The students were interested, highly motivated and knew a lot about Chalmers, Raghu Mokkapati says. They asked about the strengths of Chalmers, and why they should apply for Chalmers instead of any other university in another country, like the US.
– And then they enquired a lot about the costs in Sweden. The expenses have often been the main thing holding them back, he says, and points out that the students should look into the possibilities of getting scholarships:
– A lot of the visitors at the fairs were in their second or third year of their Bachelor programs. They have plenty of time to get good results and apply for a scholarship.
The major aim of the trip was to advertise the Master programs that are being offered at Chalmers. But as it turned out, many of the students were already interested in PhD studies.

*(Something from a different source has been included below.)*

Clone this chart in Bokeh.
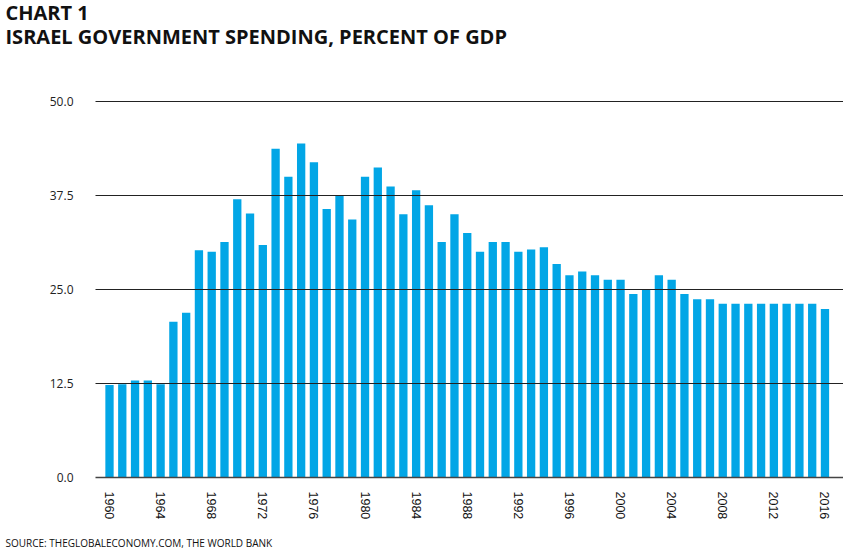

– It is quite competitive to get a PhD position. Therefore, we still recommended that they come here to do their Masters. If they are already here, they are more likely to get a PhD later, although it depends on their performance.
The Indian students may know about Chalmers, and Sweden, but they were not that knowledgeable about Gothenburg. A map came in handy, and the Swedish delegation had to answer frequent questions about the city – and also about the weather, of course.
Four Chalmers employees went on the trip; one alumni officer, two communication officers working with student rectruitment, and Raghu Mokkapati, who was the only researcher.
– The organizers in India also recommend academicians to join the trips, as this also gives a technical input to the prospective students. I would strongly recommend the experience to other researchers. We learn a lot from this too, he says.
– If we are not at site, we don’t get the questions and then we never find out if something is unclear or incorrect.
At night, the Swedish delegation met up over dinner with Alumni, who were also helping out at the fairs. One of them was also invited onto the stage, to present about everyday life at Chalmers as well as in Sweden.
Back in Gothenburg, Raghu Mokkapati is enjoying his time at Chalmers. His research is on graphene applications for the health sector, and his postdoc is divided between Chalmers and WellSpect Healthcare. After eight months, he is convinced that he wants to stay, for a long time.
– What is different about Chalmers and Sweden for me compared to other countries? I’ve lived and studied in six different countries before moving here. Research is a common game everywhere and people struggle to publish, but Chalmers provides something extra for the ones who are in to innovations and start-ups. Here you are encouraged to be innovative, independent and to start a company on your own, and that’s something special which I have not encountered before. You really get all the support you need. Also, I’ve been given flexibility at my work which is quite valuable for me to work towards innovation.